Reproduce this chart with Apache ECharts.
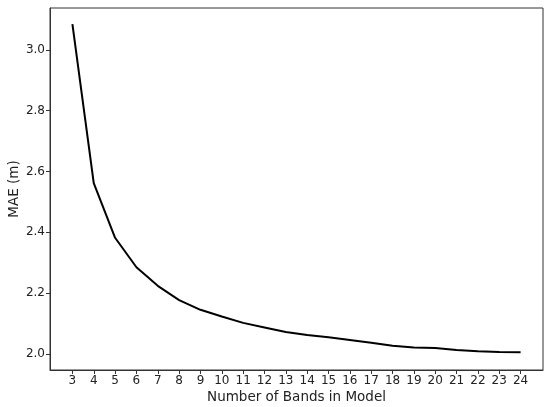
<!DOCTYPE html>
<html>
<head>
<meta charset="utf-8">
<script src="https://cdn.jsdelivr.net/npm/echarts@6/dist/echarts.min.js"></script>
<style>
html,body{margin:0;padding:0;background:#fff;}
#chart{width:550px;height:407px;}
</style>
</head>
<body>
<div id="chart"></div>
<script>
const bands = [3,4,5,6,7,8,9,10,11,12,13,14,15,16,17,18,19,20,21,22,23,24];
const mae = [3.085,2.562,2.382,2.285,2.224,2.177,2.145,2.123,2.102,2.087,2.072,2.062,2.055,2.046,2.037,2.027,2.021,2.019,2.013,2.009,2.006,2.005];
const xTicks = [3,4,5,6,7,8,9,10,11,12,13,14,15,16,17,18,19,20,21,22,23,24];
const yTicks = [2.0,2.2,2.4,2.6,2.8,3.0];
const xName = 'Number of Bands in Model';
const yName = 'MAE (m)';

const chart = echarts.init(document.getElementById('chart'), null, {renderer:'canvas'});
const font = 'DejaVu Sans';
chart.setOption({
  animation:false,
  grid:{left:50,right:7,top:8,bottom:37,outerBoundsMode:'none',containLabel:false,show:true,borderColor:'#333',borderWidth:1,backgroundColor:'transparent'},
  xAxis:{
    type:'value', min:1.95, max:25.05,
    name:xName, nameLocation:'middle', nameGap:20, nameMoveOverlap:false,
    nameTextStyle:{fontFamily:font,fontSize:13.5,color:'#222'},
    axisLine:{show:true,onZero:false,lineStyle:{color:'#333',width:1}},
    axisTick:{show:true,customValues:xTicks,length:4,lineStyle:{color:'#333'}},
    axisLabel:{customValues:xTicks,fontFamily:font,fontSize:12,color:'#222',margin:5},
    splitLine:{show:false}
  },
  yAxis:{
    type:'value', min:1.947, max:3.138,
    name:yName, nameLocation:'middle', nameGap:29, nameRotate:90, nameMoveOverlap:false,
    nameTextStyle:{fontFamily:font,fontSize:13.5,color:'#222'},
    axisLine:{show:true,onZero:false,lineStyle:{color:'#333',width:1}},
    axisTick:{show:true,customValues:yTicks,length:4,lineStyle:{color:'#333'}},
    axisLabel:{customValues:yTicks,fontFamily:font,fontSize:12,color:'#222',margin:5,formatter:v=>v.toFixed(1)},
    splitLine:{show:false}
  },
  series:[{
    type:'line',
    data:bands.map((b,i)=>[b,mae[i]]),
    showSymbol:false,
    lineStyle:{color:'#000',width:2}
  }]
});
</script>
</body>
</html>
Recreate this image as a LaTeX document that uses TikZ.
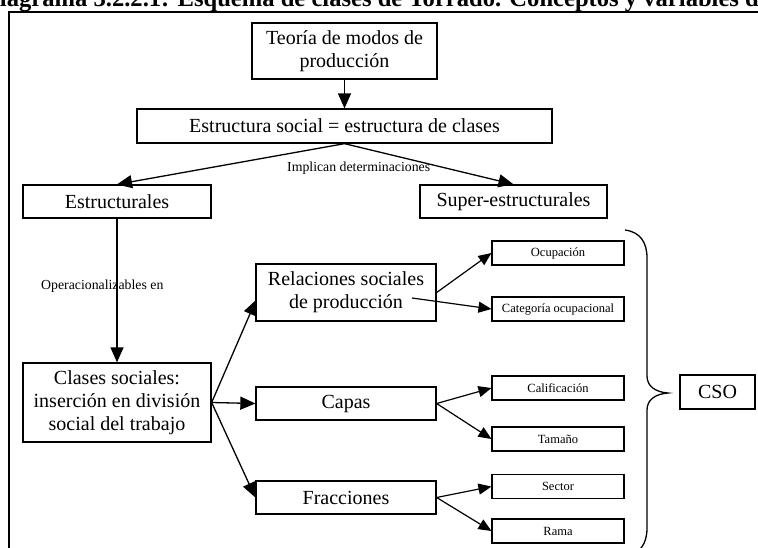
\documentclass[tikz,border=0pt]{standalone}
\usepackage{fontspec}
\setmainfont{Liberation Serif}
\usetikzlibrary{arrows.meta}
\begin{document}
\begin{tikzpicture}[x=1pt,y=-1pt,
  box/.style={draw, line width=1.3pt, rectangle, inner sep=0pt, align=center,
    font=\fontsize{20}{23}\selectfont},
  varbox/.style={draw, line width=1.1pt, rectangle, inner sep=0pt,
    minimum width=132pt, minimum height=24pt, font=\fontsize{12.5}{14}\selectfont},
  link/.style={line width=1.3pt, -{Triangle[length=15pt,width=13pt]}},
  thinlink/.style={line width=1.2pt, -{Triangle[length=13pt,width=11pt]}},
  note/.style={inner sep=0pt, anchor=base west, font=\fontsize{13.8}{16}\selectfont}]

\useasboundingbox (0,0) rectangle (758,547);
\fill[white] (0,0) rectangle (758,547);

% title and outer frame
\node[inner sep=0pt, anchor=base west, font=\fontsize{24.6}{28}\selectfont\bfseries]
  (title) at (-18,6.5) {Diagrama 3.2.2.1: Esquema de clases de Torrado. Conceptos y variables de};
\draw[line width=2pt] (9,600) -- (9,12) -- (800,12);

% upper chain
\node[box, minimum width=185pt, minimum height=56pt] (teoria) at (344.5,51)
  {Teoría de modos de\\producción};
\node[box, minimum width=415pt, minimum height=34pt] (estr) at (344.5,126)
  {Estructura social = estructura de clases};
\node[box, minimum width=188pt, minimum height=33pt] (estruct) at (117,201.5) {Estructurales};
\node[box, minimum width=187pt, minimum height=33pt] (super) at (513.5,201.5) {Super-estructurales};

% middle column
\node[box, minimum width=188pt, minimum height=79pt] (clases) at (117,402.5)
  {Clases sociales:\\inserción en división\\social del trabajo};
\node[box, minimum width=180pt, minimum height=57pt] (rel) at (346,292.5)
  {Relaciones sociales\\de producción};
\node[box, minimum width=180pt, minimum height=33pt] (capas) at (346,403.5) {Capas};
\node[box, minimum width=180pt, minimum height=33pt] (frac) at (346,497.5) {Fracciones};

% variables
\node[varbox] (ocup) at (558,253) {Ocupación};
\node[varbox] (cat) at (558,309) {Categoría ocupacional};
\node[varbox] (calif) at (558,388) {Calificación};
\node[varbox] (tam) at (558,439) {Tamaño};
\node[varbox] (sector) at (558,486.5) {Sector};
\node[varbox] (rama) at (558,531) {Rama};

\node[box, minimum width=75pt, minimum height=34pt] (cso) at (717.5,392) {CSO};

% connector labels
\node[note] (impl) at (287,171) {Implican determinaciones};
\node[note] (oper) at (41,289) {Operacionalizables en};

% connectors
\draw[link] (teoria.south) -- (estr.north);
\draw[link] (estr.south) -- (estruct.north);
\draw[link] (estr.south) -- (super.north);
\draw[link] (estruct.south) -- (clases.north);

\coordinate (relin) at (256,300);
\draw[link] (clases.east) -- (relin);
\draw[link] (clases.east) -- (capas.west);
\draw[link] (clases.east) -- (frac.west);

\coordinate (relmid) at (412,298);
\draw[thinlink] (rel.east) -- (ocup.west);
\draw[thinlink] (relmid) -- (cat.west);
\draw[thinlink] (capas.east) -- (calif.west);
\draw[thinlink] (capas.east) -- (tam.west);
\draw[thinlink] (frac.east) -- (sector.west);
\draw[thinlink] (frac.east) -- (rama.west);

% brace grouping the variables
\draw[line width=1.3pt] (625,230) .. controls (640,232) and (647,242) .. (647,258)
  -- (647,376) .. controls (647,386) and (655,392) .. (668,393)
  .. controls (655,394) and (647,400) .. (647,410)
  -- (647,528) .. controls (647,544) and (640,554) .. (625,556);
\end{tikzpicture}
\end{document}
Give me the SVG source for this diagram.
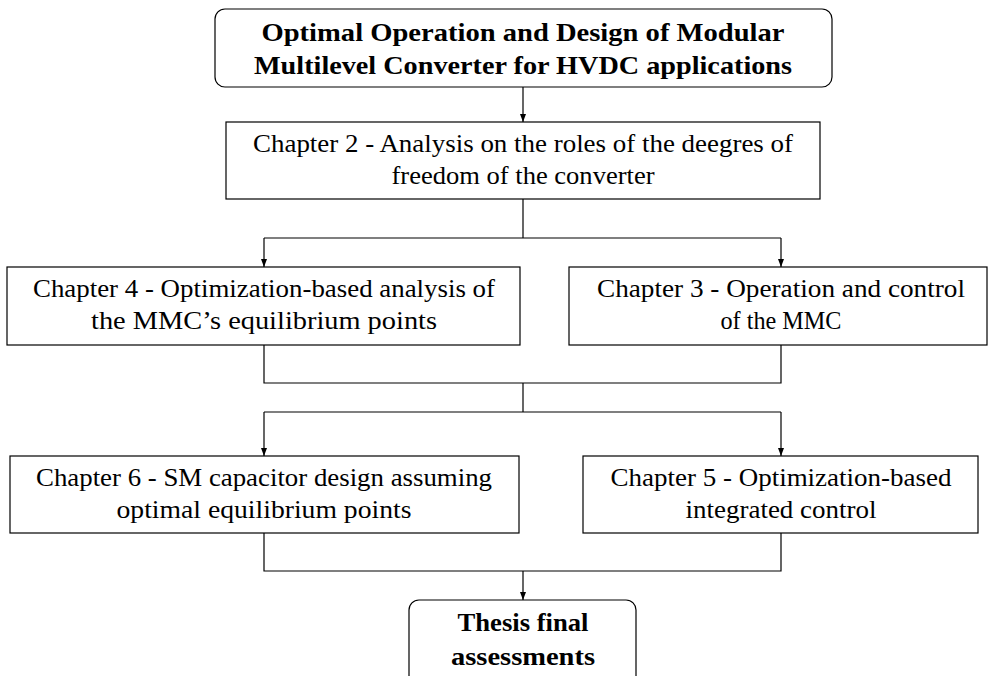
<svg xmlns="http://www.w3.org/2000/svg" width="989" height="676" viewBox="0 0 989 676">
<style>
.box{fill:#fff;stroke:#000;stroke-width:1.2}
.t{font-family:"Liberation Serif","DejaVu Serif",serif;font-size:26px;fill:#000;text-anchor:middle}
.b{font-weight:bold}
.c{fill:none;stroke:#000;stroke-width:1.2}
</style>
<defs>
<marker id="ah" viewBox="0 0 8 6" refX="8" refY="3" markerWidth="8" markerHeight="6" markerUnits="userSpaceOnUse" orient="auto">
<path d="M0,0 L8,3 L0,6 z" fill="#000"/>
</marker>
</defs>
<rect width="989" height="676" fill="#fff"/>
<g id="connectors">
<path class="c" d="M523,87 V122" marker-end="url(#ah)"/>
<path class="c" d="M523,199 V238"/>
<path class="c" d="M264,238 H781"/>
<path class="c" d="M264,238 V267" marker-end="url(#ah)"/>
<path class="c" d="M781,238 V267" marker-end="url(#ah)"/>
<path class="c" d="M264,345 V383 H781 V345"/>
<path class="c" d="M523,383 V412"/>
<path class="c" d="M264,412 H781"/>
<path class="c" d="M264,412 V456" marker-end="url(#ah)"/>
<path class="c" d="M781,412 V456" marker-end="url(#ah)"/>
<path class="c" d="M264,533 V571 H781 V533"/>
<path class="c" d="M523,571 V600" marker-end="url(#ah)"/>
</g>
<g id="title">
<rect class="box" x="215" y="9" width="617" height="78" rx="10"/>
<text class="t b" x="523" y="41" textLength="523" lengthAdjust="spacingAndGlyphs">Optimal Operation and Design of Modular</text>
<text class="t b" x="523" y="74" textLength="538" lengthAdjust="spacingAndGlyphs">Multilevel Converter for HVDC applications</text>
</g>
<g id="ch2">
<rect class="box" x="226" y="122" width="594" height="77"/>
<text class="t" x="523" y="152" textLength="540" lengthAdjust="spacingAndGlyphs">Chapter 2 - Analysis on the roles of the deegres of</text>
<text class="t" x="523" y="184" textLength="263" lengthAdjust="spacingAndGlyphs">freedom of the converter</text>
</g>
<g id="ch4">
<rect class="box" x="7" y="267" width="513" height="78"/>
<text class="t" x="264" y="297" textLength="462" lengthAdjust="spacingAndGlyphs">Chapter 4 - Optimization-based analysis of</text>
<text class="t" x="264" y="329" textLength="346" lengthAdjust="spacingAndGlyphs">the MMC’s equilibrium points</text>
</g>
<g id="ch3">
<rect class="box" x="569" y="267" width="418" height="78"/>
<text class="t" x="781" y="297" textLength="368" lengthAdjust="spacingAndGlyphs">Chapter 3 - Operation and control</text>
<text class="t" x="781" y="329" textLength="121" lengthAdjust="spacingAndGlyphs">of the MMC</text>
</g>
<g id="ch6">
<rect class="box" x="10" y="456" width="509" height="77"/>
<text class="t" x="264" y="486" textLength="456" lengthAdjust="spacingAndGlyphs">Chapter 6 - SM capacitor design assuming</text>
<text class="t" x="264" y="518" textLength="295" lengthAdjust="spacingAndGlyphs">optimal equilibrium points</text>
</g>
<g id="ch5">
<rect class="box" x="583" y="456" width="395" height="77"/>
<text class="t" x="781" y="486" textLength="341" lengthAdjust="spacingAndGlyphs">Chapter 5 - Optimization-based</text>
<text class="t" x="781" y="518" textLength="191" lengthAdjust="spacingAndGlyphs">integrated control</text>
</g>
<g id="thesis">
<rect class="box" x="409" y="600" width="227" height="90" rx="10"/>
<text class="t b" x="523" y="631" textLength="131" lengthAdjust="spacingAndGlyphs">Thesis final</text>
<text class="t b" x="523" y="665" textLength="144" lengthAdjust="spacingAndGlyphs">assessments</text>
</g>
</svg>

[Exercise goal]: Locate the word "this" in the entries, and copy every line where it is found.

[Written reply]:
Reproduce this chart with Apache ECharts.
Recreate this image as a LaTeX document that uses TikZ.
Give me the SVG source for this diagram.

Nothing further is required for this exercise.